# 2011 Fishing for Q....report



## tgafish

Joneser said:


> Dan, I'm so glad that we were all able to come together, fish, cook and raise money for a Great Cause! Thanks you for the opportunity!
> Big thanks to Tim and Fili for getting us on some fish, had a great time on the lake!


Great to see you again Brian. My son and Jason were having a hoot watching wipeout on the TV Sat afternoon


----------



## Frantz

Words cannot describe how wonderful the weekend, the food and the people were. 

Larry, thank you for the ride share and the house, it is always a pleasure spending time with you. Mark, thanks for being my captain and taking me out, my first steelies ever, what a blast.


----------



## tgafish

Frantz said:


> Donky Konk


OOPS thats right:lol:


----------



## Spanky

I had the pleasure of getting some more money for the charity today.
A private donation was made today of $170, so that takes our total to


$1,000



That is awesome!


----------



## Ralph Smith

Man, I knew you guys were going to have an awesome time, wish I could have made it. Will be there for sure next year. Great pics of fish and food. Dan, you the man. I see Larry even caught fish this year!:lol: Couldn't resist buddy:evilsmile


----------



## Rat City Hooker

Ralph Smith said:


> Man, I knew you guys were going to have an awesome time, wish I could have made it. Will be there for sure next year. Great pics of fish and food. Dan, you the man. I see Larry even caught fish this year!:lol: Couldn't resist buddy:evilsmile


:cheeky-sm:cheeky-sm:cheeky-sm


----------



## jerry516planes

Barb and I had a great weekend. We are again, inspired by this kind and generous group of guys. We are looking forward to next year!

Thanks to everyone!


----------



## SASS

Grilled a couple of fillets from Fishing for Q. Excellent dinner.

Something that might be interesting to add for next year would be a cooked salmon contest as a side event. Fix your favorite salmon recipe with a fillet or steak from your catch that day.


----------



## STEINFISHSKI

SASS said:


> Something that might be interesting to add for next year would be a cooked salmon contest as a side event. Fix your favorite salmon recipe with a fillet or steak from your catch that day.


I'm in. I challenged Okie to a throwdown last year if I remember correctly.

Catch of the day, sounds great!

Great job Dan and everyone, that is a great good for the cause.


----------



## martin1950

SASS said:


> Something that might be interesting to add for next year would be a cooked salmon contest as a side event. Fix your favorite salmon recipe with a fillet or steak from your catch that day.

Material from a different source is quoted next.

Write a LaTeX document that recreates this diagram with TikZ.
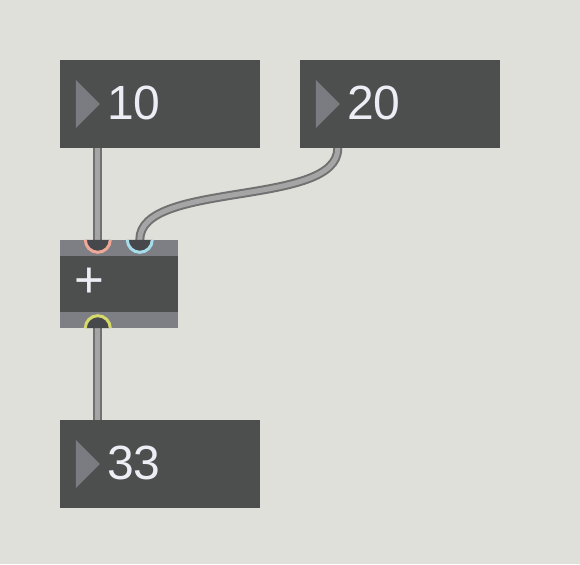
\documentclass[tikz,border=0pt]{standalone}
\usepackage{fontspec}
\setmainfont{Liberation Sans}
\usetikzlibrary{positioning}

\definecolor{patchbg}{HTML}{DFE0DA}
\definecolor{boxgray}{HTML}{4D4F4E}
\definecolor{stripgray}{HTML}{7E7F84}
\definecolor{trigray}{HTML}{7B7C82}
\definecolor{numwhite}{HTML}{EDEEF5}
\definecolor{cordfill}{HTML}{A5A5A5}
\definecolor{cordedge}{HTML}{717171}
\definecolor{portfill}{HTML}{46484C}
\definecolor{inleft}{HTML}{EFA898}
\definecolor{inright}{HTML}{A6DDEA}
\definecolor{outyellow}{HTML}{D6DA6A}

\pgfdeclarelayer{bg}
\pgfdeclarelayer{cords}
\pgfsetlayers{bg,cords,main}

\tikzset{
  numbox/.style={rectangle, fill=boxgray, minimum width=200pt, minimum height=88pt, inner sep=0pt},
  objbox/.style={rectangle, fill=boxgray, minimum width=118pt, minimum height=88pt, inner sep=0pt},
  numtext/.style={anchor=base west, inner sep=0pt, text=numwhite, font=\fontsize{48}{48}\selectfont},
  objtext/.style={inner sep=0pt, text=numwhite, font=\fontsize{51}{51}\selectfont},
  cord/.style={draw=cordedge, line width=2pt, double=cordfill, double distance=5pt, line cap=round},
  portring/.style={line width=3pt},
}

\begin{document}
\begin{tikzpicture}[x=1pt,y=1pt]
\begin{pgfonlayer}{bg}
\fill[patchbg] (0,0) rectangle (580,564);
\end{pgfonlayer}

\node[numbox] (ten) at (160,460) {};
\node[numbox] (twenty) at (400,460) {};
\node[objbox] (plus) at (119,280) {};
\node[numbox] (thirtythree) at (160,100) {};

\foreach \n in {ten,twenty,thirtythree}
  \fill[trigray] ([xshift=16pt,yshift=24pt]\n.west) -- ([xshift=40pt]\n.west) -- ([xshift=16pt,yshift=-24pt]\n.west) -- cycle;

\node[numtext] (tenval) at ([xshift=47pt,yshift=-16pt]ten.west) {10};
\node[numtext] (twentyval) at ([xshift=47pt,yshift=-16pt]twenty.west) {20};
\node[numtext] (thirtythreeval) at ([xshift=47pt,yshift=-16pt]thirtythree.west) {33};

% inlet and outlet strips of the + object
\fill[stripgray] (plus.north west) rectangle ([yshift=-16pt]plus.north east);
\fill[stripgray] (plus.south west) rectangle ([yshift=16pt]plus.south east);
\node[objtext] (plussign) at ([xshift=30pt,yshift=1pt]plus.west) {+};

\coordinate (tenout) at ([xshift=38pt]ten.south west);
\coordinate (twentyout) at ([xshift=38pt]twenty.south west);
\coordinate (plusinl) at ([xshift=38pt]plus.north west);
\coordinate (plusinr) at ([xshift=80pt]plus.north west);
\coordinate (plusout) at ([xshift=38pt]plus.south west);
\coordinate (thirtythreein) at ([xshift=38pt]thirtythree.north west);

\foreach \p/\c in {plusinl/inleft,plusinr/inright} {
  \fill[portfill] ([xshift=-12.5pt]\p) arc[start angle=180,end angle=360,radius=12.5pt] -- cycle;
  \draw[\c,portring] ([xshift=-12.5pt]\p) arc[start angle=180,end angle=360,radius=12.5pt];
}
\fill[portfill] ([xshift=-12.5pt]plusout) arc[start angle=180,end angle=0,radius=12.5pt] -- cycle;
\draw[outyellow,portring] ([xshift=-12.5pt]plusout) arc[start angle=180,end angle=0,radius=12.5pt];

\begin{pgfonlayer}{cords}
\path
(tenout) edge[cord] (plusinl)
(twentyout) edge[cord, out=-90, in=90, looseness=0.7] (plusinr)
(plusout) edge[cord] (thirtythreein);
\end{pgfonlayer}
\end{tikzpicture}
\end{document}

Well that knocks me out since I have never caught a fish during this event.
But my guests do:evil:

Martin


----------



## Rat City Hooker

SASS said:


> Grilled a couple of fillets from Fishing for Q. Excellent dinner.
> 
> Something that might be interesting to add for next year would be a cooked salmon contest as a side event. Fix your favorite salmon recipe with a fillet or steak from your catch that day.

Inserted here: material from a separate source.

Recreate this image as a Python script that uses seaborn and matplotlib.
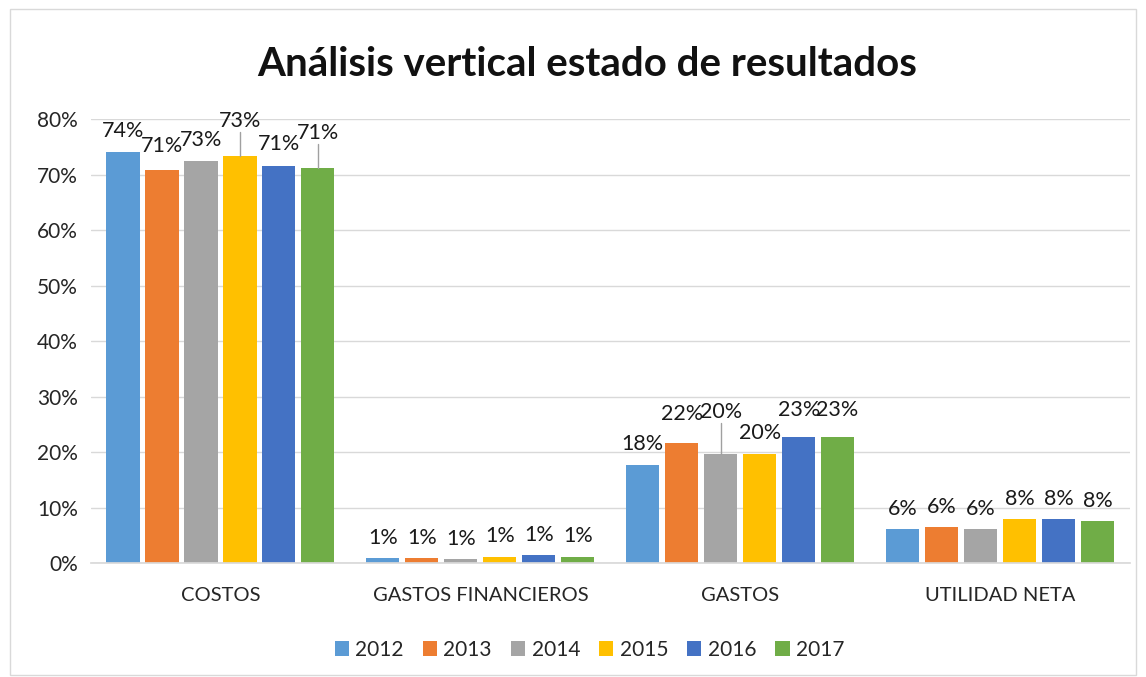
import pandas as pd
import numpy as np
import matplotlib.pyplot as plt
import seaborn as sns

categories = ['COSTOS', 'GASTOS FINANCIEROS', 'GASTOS', 'UTILIDAD NETA']
years = ['2012', '2013', '2014', '2015', '2016', '2017']
# percentage of sales per year (rows follow categories)
values = {
    '2012': [74.1, 0.9, 17.7, 6.1],
    '2013': [70.8, 0.9, 21.6, 6.5],
    '2014': [72.5, 0.7, 19.6, 6.1],
    '2015': [73.3, 1.2, 19.7, 7.9],
    '2016': [71.5, 1.4, 22.7, 7.9],
    '2017': [71.2, 1.2, 22.7, 7.6],
}
labels = {
    '2012': ['74%', '1%', '18%', '6%'],
    '2013': ['71%', '1%', '22%', '6%'],
    '2014': ['73%', '1%', '20%', '6%'],
    '2015': ['73%', '1%', '20%', '8%'],
    '2016': ['71%', '1%', '23%', '8%'],
    '2017': ['71%', '1%', '23%', '8%'],
}
colors = ['#5B9BD5', '#ED7D31', '#A5A5A5', '#FFC000', '#4472C4', '#70AD47']

# extra lift (in % units) Excel used to keep labels apart, with leader line flag
lift = {('COSTOS', '2015'): (2.6, True), ('COSTOS', '2017'): (2.6, True),
        ('COSTOS', '2013'): (0.6, False), ('COSTOS', '2016'): (0.3, False),
        ('GASTOS', '2014'): (4.0, True), ('GASTOS', '2013'): (1.5, False),
        ('GASTOS', '2016'): (1.2, False), ('GASTOS', '2017'): (1.2, False)}

rows = []
for y in years:
    for c, v in zip(categories, values[y]):
        rows.append({'cat': c, 'year': y, 'val': v})
df = pd.DataFrame(rows)

sns.set_theme(style='white')
plt.rcParams['font.family'] = ['Lato', 'DejaVu Sans']

fig = plt.figure(figsize=(11.46, 6.77), dpi=100)
ax = fig.add_axes([0.079, 0.168, 0.907, 0.656])

sns.barplot(data=df, x='cat', y='val', hue='year', order=categories, hue_order=years,
            palette=colors, width=0.9, gap=0.15, ax=ax, legend=True,
            edgecolor='none', saturation=1)

ax.set_ylim(0, 80)
ax.set_xlim(-0.5, 3.5)
ax.set_yticks(np.arange(0, 81, 10))
ax.set_yticklabels([f'{t}%' for t in range(0, 81, 10)], fontsize=15)
ax.tick_params(axis='x', labelsize=14.5, pad=17, length=0)
ax.tick_params(axis='y', length=0, pad=9)
ax.set_xlabel('')
ax.set_ylabel('')
ax.yaxis.grid(True, color='#D9D9D9', lw=1)
ax.set_axisbelow(True)
for s in ['top', 'right', 'left']:
    ax.spines[s].set_visible(False)
ax.spines['bottom'].set_color('#D9D9D9')

# data labels
for container, y in zip(ax.containers, years):
    for bar, c, txt in zip(container.patches, categories, labels[y]):
        top = bar.get_height()
        xc = bar.get_x() + bar.get_width() / 2
        extra, leader = lift.get((c, y), (0, False))
        ty = top + 1.9 + extra
        ax.text(xc, ty, txt, ha='center', va='bottom', fontsize=15.5, color='#1a1a1a')
        if leader:
            ax.plot([xc, xc], [top, ty - 0.2], color='#A0A0A0', lw=1)

ax.legend(loc='upper center', bbox_to_anchor=(0.48, -0.13), ncol=6, frameon=False,
          fontsize=15, handlelength=0.7, handleheight=0.7, handletextpad=0.3,
          columnspacing=0.9)

fig.text(0.512, 0.905, 'Análisis vertical estado de resultados', ha='center', va='center',
         fontsize=29, fontweight='bold', color='#111111')

border = plt.Rectangle((0.009, 0.003), 0.982, 0.984, transform=fig.transFigure,
                       fill=False, edgecolor='#D9D9D9', lw=1)
fig.patches.append(border)

fig.savefig('out.png', dpi=100)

Or maybe a fish boil with taters onions and fish.
Larry


----------



## STEINFISHSKI

SASS said:


> Grilled a couple of fillets from Fishing for Q. Excellent dinner.


No pictures, never happened.


----------



## coralee

All you great smokers got me wanting to try some stuff. Here is a Salmon rub from the raffle. Before and after pics


----------



## EdB

Looks great Bruce, bet it tastes that way too!


----------



## Frantz

I will be using the rub I won as well. This weekend looks like a good one to smoke a few fillets and to repackage everything now that I got some vac bags.


----------



## Spanky

looks awesome!!!

If you want to comment on his product, the fella who makes the rub and markets it hangs out at " The Q Joint". His name is "smoky Okie"

Give him a pm or shout out, and be sure to thank him for his generous donations for the event.


----------



## FIJI

who made the tomato-basil salad at the BBQ


I need the recipe (again !)

mahalo


----------



## FIJI

c'mon I know we were all in a food-coma the whole time, but someone must remember ??


----------



## Frantz

There were vegetables there?


----------



## Frantz

I believe it was the young lady who arrived with John.


----------



## FIJI

any chance someone else got the recipe ???


----------



## martin1950

Well, now that GLA magazine is in the "TanK" I don't see any problem with posting the article. This all started a few weeks prior to the outting. I had asked Dave Mull, editor for Great Lakes Angler magazine and die hard fisherman, to join us for the mornings fishing and BBQ., since he had a larger boat. A few days later I got a call from Dave saying he couldn't make it but he wanted me to write a article for his magazine. I'm in no way a writer but I agreed to give it a try. I talked to Spanky and a few others at the BBQ about it and they said go for it.
So a couple of weeks later I had the first draft, edit, edit, add, add, edit, edit, add, edit, what the heck did I get myself into here? Done, finally. I sent a two (2) page article to Dave with almost equal time on the fishing and the BBQ. Well, this isn't quite the article I wrote but an editor for a fishing magazine is a hole lot smarter than me. He had to pare it down to a one (1) pager, and it is a fishing magazine. Next year he will be there and he can write his own article cause I don't plan on doing that again.










Sorry about the picture Bruce, I did send a Hi-Res pic with the article just like the ones I sent you.
See ya all next year and God Bless!

Martin


----------